Murray’s other problem with agents, he tells Variety, is that they “try to package you with other people they got.” He’s not wrong. Besides getting 10 percent from their clients, agencies often make money on a project from what is called the package, in which they get a percentage of the project’s backend as a result of providing the director and stars (and sometimes the writer, too). But not all packages are bad. It’s hard to say for sure, but Ghostbusters (Murray, Harold Ramis, Dan Aykyrod, and Ivan Reitman were all CAA, not to mention John Belushi, whom Murray replaced, was also with Ovitz before he died), Groundhog Day (Murray and Ramis again were both with CAA), and Kingpin (Murray, the Farrelly Brothers, and Woody Harrelson were all CAA) all seem like they could’ve been packages. When I read that quote from Murray, I instantly thought of Silver Linings Playbook — David O. Russell, Bradley Cooper, Jennifer Lawrence are all with CAA — and wondered what Murray would’ve been like playing Cooper’s dad. Instead, Robert De Niro got the role (he’s also with CAA).
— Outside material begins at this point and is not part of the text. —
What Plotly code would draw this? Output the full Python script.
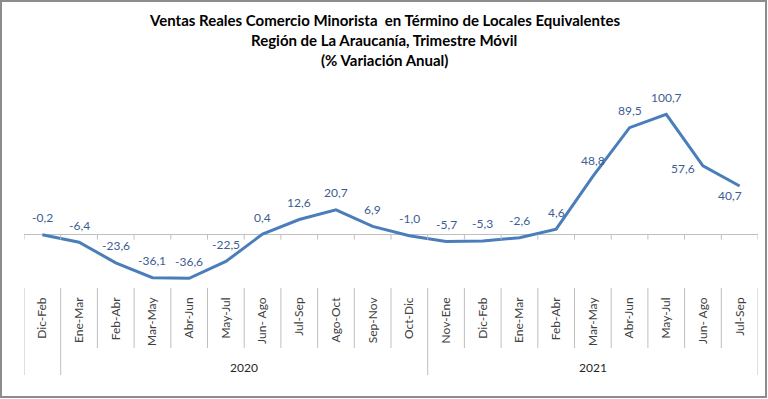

I mention Silver Linings Playbook because De Niro got nominated for an Oscar for that role, and it sure seems like Bill Murray really, really wants to win an Oscar. He’ll deny it in interviews, but I remember how crushingly sad he looked after he lost for Lost in Translation in 2004. Also, actors who don’t want Oscars don’t star in biopics about disabled presidents (Hyde Park on Hudson) or disgruntled working-class antiheroes who have to recover from a stroke (St. Vincent). (In a post–Tropic Thunder world, this strategy actually seems pretty cynical.) But the thing is, we all want him to win an Oscar, too. I get chills just thinking about an envelope being torn open, Billy Murray’s name being called, and the audience — led by George Clooney, of course — rising out of their seats to applaud Murray’s talent and career. But for any of that to happen, he needs a truly great role in a truly great movie. And nobody’s going to leave one of those on an answering machine.